**The request**
Reproduce the listing below character for character; drop every image.

**Given data**
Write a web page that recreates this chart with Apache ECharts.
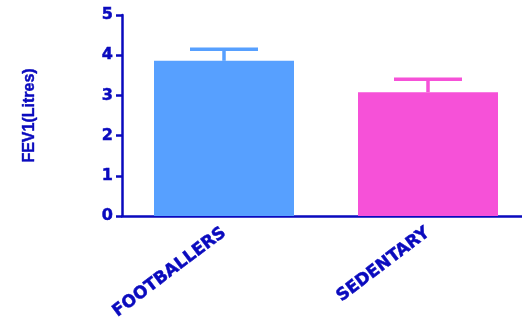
<!DOCTYPE html>
<html>
<head>
<meta charset="utf-8">
<script src="https://cdn.jsdelivr.net/npm/echarts@6/dist/echarts.min.js"></script>
<style>
html,body{margin:0;padding:0;background:#fff;}
#chart{width:522px;height:321px;}
</style>
</head>
<body>
<div id="chart"></div>
<script>
// Groups, mean FEV1 and error bar extent (litres)
var groups = ['FOOTBALLERS', 'SEDENTARY'];
var meanFev1 = [3.86, 3.08];
var errFev1 = [0.29, 0.32];
var barColors = ['#57A0FF', '#F651D8'];
var yTicks = [0, 1, 2, 3, 4, 5];

var axisColor = '#0A0ABE';
var fontFam = '"DejaVu Sans", sans-serif';
var heavy = { textBorderColor: axisColor, textBorderWidth: 0.5 };

var chart = echarts.init(document.getElementById('chart'));
chart.setOption({
  animation: false,
  grid: { left: 122, top: 15, width: 408, height: 201, outerBoundsMode: 'none', containLabel: false },
  xAxis: {
    type: 'category',
    data: groups,
    axisLine: { lineStyle: { color: axisColor, width: 2.5 } },
    axisTick: { alignWithLabel: true, length: 6, lineStyle: { color: axisColor, width: 2.5 } },
    axisLabel: Object.assign({
      rotate: 37, color: axisColor, fontWeight: 'bold', fontSize: 17,
      fontFamily: fontFam, margin: 15
    }, heavy)
  },
  yAxis: {
    type: 'value',
    min: yTicks[0], max: yTicks[yTicks.length - 1], interval: 1,
    name: 'FEV1(Litres)',
    nameLocation: 'middle',
    nameGap: 84,
    nameTextStyle: {
      color: axisColor, fontWeight: 'bold', fontSize: 16,
      fontFamily: '"Liberation Sans", Arial, sans-serif',
      textBorderColor: axisColor, textBorderWidth: 0.4
    },
    splitLine: { show: false },
    axisLine: { show: true, lineStyle: { color: axisColor, width: 2.5 } },
    axisTick: { show: true, length: 6, lineStyle: { color: axisColor, width: 2.5 } },
    axisLabel: Object.assign({
      color: axisColor, fontWeight: 'bold', fontSize: 16, fontFamily: fontFam, margin: 9
    }, heavy)
  },
  series: [
    {
      type: 'bar',
      barWidth: 140,
      data: meanFev1.map(function (v, i) {
        return { value: v, itemStyle: { color: barColors[i] } };
      }),
      z: 2
    },
    {
      type: 'custom',
      z: 1,
      data: meanFev1.map(function (v, i) { return [i, v, v + errFev1[i]]; }),
      renderItem: function (params, api) {
        var i = api.value(0);
        var base = api.coord([i, api.value(1)]);
        var top = api.coord([i, api.value(2)]);
        var half = 34;
        var col = barColors[i];
        return {
          type: 'group',
          children: [
            { type: 'line', shape: { x1: base[0], y1: base[1], x2: top[0], y2: top[1] },
              style: { stroke: col, lineWidth: 3.5 } },
            { type: 'line', shape: { x1: top[0] - half, y1: top[1], x2: top[0] + half, y2: top[1] },
              style: { stroke: col, lineWidth: 3.5 } }
          ]
        };
      }
    }
  ]
});
</script>
</body>
</html>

**Answer to the task**
Write a web page that recreates this chart with Apache ECharts.
<!DOCTYPE html>
<html>
<head>
<meta charset="utf-8">
<script src="https://cdn.jsdelivr.net/npm/echarts@6/dist/echarts.min.js"></script>
<style>
html,body{margin:0;padding:0;background:#fff;}
#chart{width:522px;height:321px;}
</style>
</head>
<body>
<div id="chart"></div>
<script>
// Groups, mean FEV1 and error bar extent (litres)
var groups = ['FOOTBALLERS', 'SEDENTARY'];
var meanFev1 = [3.86, 3.08];
var errFev1 = [0.29, 0.32];
var barColors = ['#57A0FF', '#F651D8'];
var yTicks = [0, 1, 2, 3, 4, 5];

var axisColor = '#0A0ABE';
var fontFam = '"DejaVu Sans", sans-serif';
var heavy = { textBorderColor: axisColor, textBorderWidth: 0.5 };

var chart = echarts.init(document.getElementById('chart'));
chart.setOption({
  animation: false,
  grid: { left: 122, top: 15, width: 408, height: 201, outerBoundsMode: 'none', containLabel: false },
  xAxis: {
    type: 'category',
    data: groups,
    axisLine: { lineStyle: { color: axisColor, width: 2.5 } },
    axisTick: { alignWithLabel: true, length: 6, lineStyle: { color: axisColor, width: 2.5 } },
    axisLabel: Object.assign({
      rotate: 37, color: axisColor, fontWeight: 'bold', fontSize: 17,
      fontFamily: fontFam, margin: 15
    }, heavy)
  },
  yAxis: {
    type: 'value',
    min: yTicks[0], max: yTicks[yTicks.length - 1], interval: 1,
    name: 'FEV1(Litres)',
    nameLocation: 'middle',
    nameGap: 84,
    nameTextStyle: {
      color: axisColor, fontWeight: 'bold', fontSize: 16,
      fontFamily: '"Liberation Sans", Arial, sans-serif',
      textBorderColor: axisColor, textBorderWidth: 0.4
    },
    splitLine: { show: false },
    axisLine: { show: true, lineStyle: { color: axisColor, width: 2.5 } },
    axisTick: { show: true, length: 6, lineStyle: { color: axisColor, width: 2.5 } },
    axisLabel: Object.assign({
      color: axisColor, fontWeight: 'bold', fontSize: 16, fontFamily: fontFam, margin: 9
    }, heavy)
  },
  series: [
    {
      type: 'bar',
      barWidth: 140,
      data: meanFev1.map(function (v, i) {
        return { value: v, itemStyle: { color: barColors[i] } };
      }),
      z: 2
    },
    {
      type: 'custom',
      z: 1,
      data: meanFev1.map(function (v, i) { return [i, v, v + errFev1[i]]; }),
      renderItem: function (params, api) {
        var i = api.value(0);
        var base = api.coord([i, api.value(1)]);
        var top = api.coord([i, api.value(2)]);
        var half = 34;
        var col = barColors[i];
        return {
          type: 'group',
          children: [
            { type: 'line', shape: { x1: base[0], y1: base[1], x2: top[0], y2: top[1] },
              style: { stroke: col, lineWidth: 3.5 } },
            { type: 'line', shape: { x1: top[0] - half, y1: top[1], x2: top[0] + half, y2: top[1] },
              style: { stroke: col, lineWidth: 3.5 } }
          ]
        };
      }
    }
  ]
});
</script>
</body>
</html>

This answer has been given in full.